Some officials, including Fed Governor Michael S. Barr, noted that consistent treatment across bank charters helps maintain a competitive balance and mitigate regulatory arbitrage. Barr highlighted that the 2023 Policy Statement had initially been issued with unanimous support.
The updated policy affects uninsured banks seeking engagement in digital assets. Notably, Custodia Bank, a Wyoming-chartered special purpose depository institution founded by Caitlin Long in 2020, can now pursue previously restricted activities. Custodia operates as an uninsured bank holding 100% reserves and focuses on compliant banking, custody, and payment services for digital assets.

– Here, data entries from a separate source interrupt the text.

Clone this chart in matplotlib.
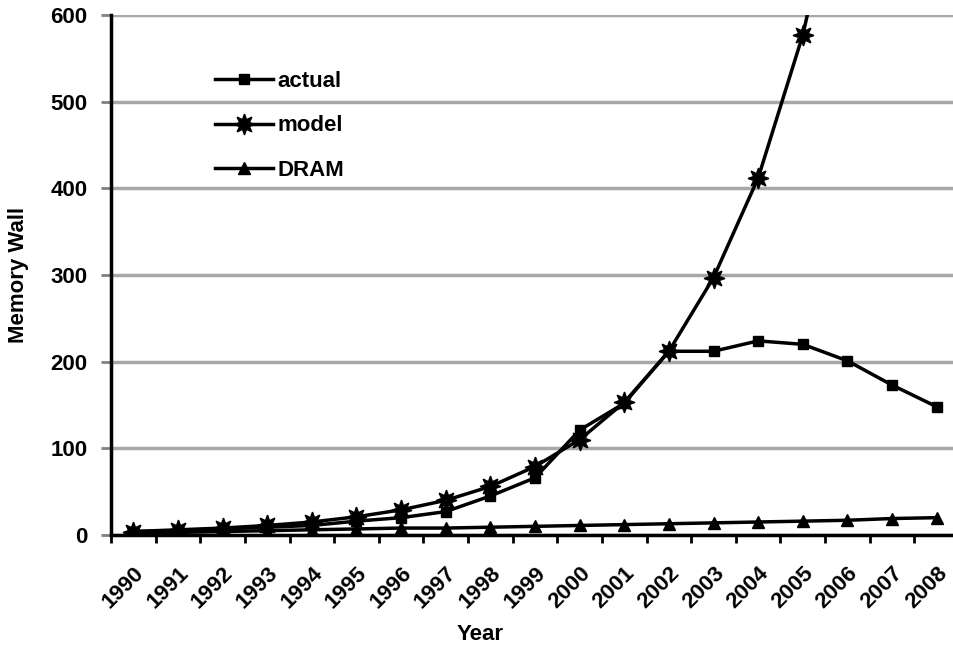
import matplotlib
matplotlib.use("Agg")
import matplotlib.pyplot as plt
import numpy as np

# Values
years = [str(y) for y in range(1990, 2009)]
actual = [4, 5, 7, 9, 11, 16, 20, 27, 45, 66, 121, 152, 212, 212, 224, 220, 201, 173, 148]
model = [4, 6, 8, 11, 15, 21, 29, 40, 56, 79, 110, 153, 212, 297, 412, 577, 803]
dram = [2, 3, 4, 5, 6, 7, 8, 8, 9, 10, 11, 12, 13, 14, 15, 16, 17, 19, 20]

plt.rcParams["font.family"] = ["Liberation Sans", "DejaVu Sans"]
plt.rcParams["font.weight"] = "bold"
fs = 16

fig = plt.figure(figsize=(9.54, 6.5), dpi=100)
ax = fig.add_axes([111 / 954, 115 / 650, 848 / 954, 520 / 650])

x = np.arange(len(years))
ax.plot(x[:len(actual)], actual, color="black", lw=2.5, marker="s", ms=7,
        label="actual", zorder=4)
ax.plot(x[:len(model)], model, color="black", lw=2.5, marker=(8, 1, 0), ms=15,
        label="model", zorder=5)
ax.plot(x[:len(dram)], dram, color="black", lw=2.5, marker="^", ms=9,
        label="DRAM", zorder=3)

ax.set_xlim(-0.5, len(years) - 0.5)
ax.set_ylim(0, 600)
ax.set_yticks(np.arange(0, 601, 100))
ax.grid(axis="y", color="#a8a8a8", lw=2.5, zorder=0)
ax.set_axisbelow(True)

# category labels in the middle, tick marks on the boundaries
ax.set_xticks(x)
ax.set_xticklabels(years, rotation=45, ha="right", va="top",
                   rotation_mode="anchor", fontsize=fs, fontweight="bold")
ax.tick_params(axis="x", which="major", length=0, pad=20)
ax.set_xticks(np.arange(-0.5, len(years)), minor=True)
ax.tick_params(axis="x", which="minor", length=6, width=2, color="black")
ax.tick_params(axis="y", length=7, width=2, color="#808080", labelsize=fs, pad=10)
for lab in ax.get_yticklabels():
    lab.set_fontweight("bold")

for side in ["top", "right"]:
    ax.spines[side].set_visible(False)
ax.spines["left"].set_linewidth(2.5)
ax.spines["bottom"].set_linewidth(2.5)

ax.set_xlabel("Year", fontsize=fs, fontweight="bold")
ax.xaxis.set_label_coords(0.435, -0.171)
ax.set_ylabel("Memory Wall", fontsize=fs, fontweight="bold")
ax.yaxis.set_label_coords(-0.097, 0.5)

leg = ax.legend(loc="upper left", bbox_to_anchor=(0.1226, 0.893), frameon=False,
                fontsize=fs, handlelength=2.6, handletextpad=0.2,
                labelspacing=1.07, borderpad=0, borderaxespad=0)
for t in leg.get_texts():
    t.set_fontweight("bold")

plt.savefig("out.png", dpi=100)
plt.close()
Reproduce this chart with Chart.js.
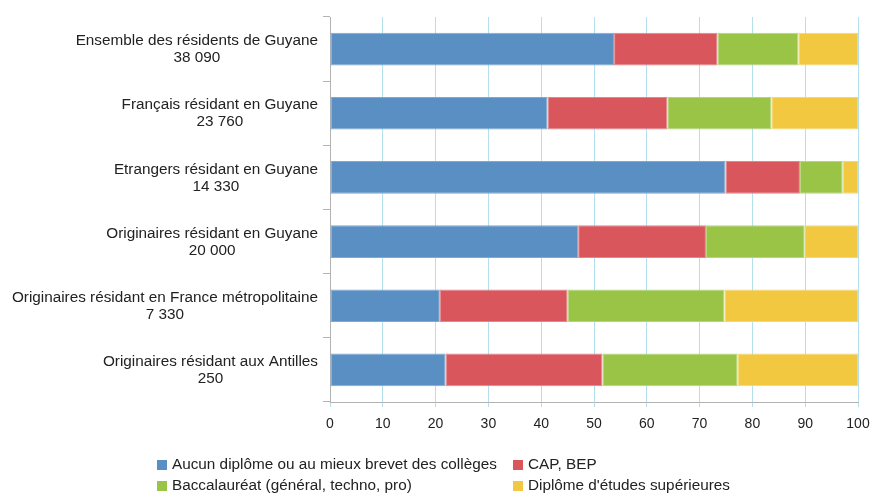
<!DOCTYPE html>
<html>
<head>
<meta charset="utf-8">
<script src="https://cdn.jsdelivr.net/npm/chart.js@4/dist/chart.umd.min.js"></script>
<style>
  html, body { margin: 0; padding: 0; background: #fff; }
  #wrap { width: 871px; height: 494px; position: relative; }
</style>
</head>
<body>
<div id="wrap"><canvas id="canvasId"></canvas></div>
<script>
const categories = [
    'Ensemble des résidents de Guyane',
    'Français résidant en Guyane',
    'Etrangers résidant en Guyane',
    'Originaires résidant en Guyane',
    'Originaires résidant en France métropolitaine',
    'Originaires résidant aux Antilles'
];
const counts = ['38 090', '23 760', '14 330', '20 000', '7 330', '250'];

const seriesNames = [
    'Aucun diplôme ou au mieux brevet des collèges',
    'CAP, BEP',
    'Baccalauréat (général, techno, pro)',
    "Diplôme d'études supérieures"
];
const aucun = [53.8, 41.2, 74.9, 47.0, 20.8, 21.9];
const cap = [19.6, 22.7, 14.1, 24.2, 24.2, 29.7];
const bac = [15.3, 19.7, 8.1, 18.7, 29.7, 25.6];
const sup = [11.3, 16.4, 2.9, 10.1, 25.3, 22.8];

const xTicks = [0, 10, 20, 30, 40, 50, 60, 70, 80, 90, 100];

const colors = ['#598fc2', '#d8565c', '#99c446', '#f1c83f'];
const borders = ['#7fa9d2', '#e48589', '#b5d57a', '#f5d873'];
const FONT = '"Liberation Sans", Arial, sans-serif';

// two-line labels, each block centred on itself and right aligned to the axis
const yLabels = {
    id: 'yLabels',
    afterDraw(chart) {
        const ctx = chart.ctx;
        const y = chart.scales.y;
        ctx.save();
        ctx.font = '15.3px ' + FONT;
        ctx.fillStyle = '#222';
        ctx.textAlign = 'center';
        ctx.textBaseline = 'middle';
        categories.forEach((cat, i) => {
            const py = y.getPixelForValue(i);
            const w = Math.max(ctx.measureText(cat).width, ctx.measureText(counts[i]).width);
            const cx = 318 - w / 2;
            ctx.fillText(cat, cx, py - 8);
            ctx.fillText(counts[i], cx, py + 9);
        });
        ctx.restore();
    }
};

// legend in two aligned columns
const gridLegend = {
    id: 'gridLegend',
    afterDraw(chart) {
        const ctx = chart.ctx;
        const cols = [157, 513];
        const rows = [465, 486];
        ctx.save();
        ctx.font = '15.3px ' + FONT;
        ctx.textBaseline = 'middle';
        ctx.textAlign = 'left';
        chart.data.datasets.forEach((ds, i) => {
            const x = cols[i % 2];
            const yy = rows[Math.floor(i / 2)];
            ctx.fillStyle = ds.backgroundColor;
            ctx.fillRect(x, yy - 5, 10, 10);
            ctx.fillStyle = '#222';
            ctx.fillText(ds.label, x + 15, yy);
        });
        ctx.restore();
    }
};

const series = [aucun, cap, bac, sup];

const config = {
    type: 'bar',
    data: {
        labels: categories,
        datasets: series.map((d, i) => ({
            label: seriesNames[i],
            data: d,
            backgroundColor: colors[i],
            borderColor: borders[i],
            borderWidth: 1,
            borderSkipped: false,
            barPercentage: 0.51,
            categoryPercentage: 1,
        })),
    },
    options: {
        indexAxis: 'y',
        responsive: true,
        maintainAspectRatio: false,
        animation: false,
        layout: {
            padding: { top: 17, right: 13, bottom: 62, left: 0 }
        },
        scales: {
            x: {
                stacked: true,
                min: 0,
                max: 100,
                afterBuildTicks: s => { s.ticks = xTicks.map(v => ({ value: v })); },
                afterFit: s => { s.height = 30; s.paddingRight = 0; s.paddingLeft = 0; },
                grid: {
                    color: '#b4e0ee',
                    tickLength: 5,
                    tickColor: '#b4e0ee',
                },
                border: { color: '#b3b3b3' },
                ticks: {
                    color: '#222',
                    padding: 9,
                    font: { family: FONT, size: 14 },
                    maxRotation: 0,
                },
            },
            y: {
                stacked: true,
                afterFit: s => { s.width = 330; },
                grid: {
                    drawOnChartArea: false,
                    tickLength: 7,
                    color: '#b3b3b3',
                },
                border: { color: '#b3b3b3' },
                ticks: { display: false },
            },
        },
        plugins: {
            legend: { display: false },
            tooltip: { enabled: false },
        },
    },
    plugins: [yLabels, gridLegend],
};

const chart = new Chart(document.querySelector('#canvasId'), config);
</script>
</body>
</html>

Under the previous guidance, Custodia was denied access to a Federal Reserve Master Account, as the 2023 policy had “underpinned” the Fed’s rejection, according to reporting by Crypto in America. The new 2025 guidance allows such institutions to apply for approval on a case-by-case basis.
The policy shift is part of broader U.S. regulatory changes following heightened interest in digital assets. The Fed previously closed its 2023 crypto bank supervision program and collaborated with the Office of the Comptroller of the Currency (OCC) and Federal Deposit Insurance Corporation (FDIC) to issue guidance on safeguarding digital assets.
The updated policy highlights the Fed’s evolving stance on cryptocurrency participation by banks and reflects ongoing adjustments in the post-FTX regulatory environment.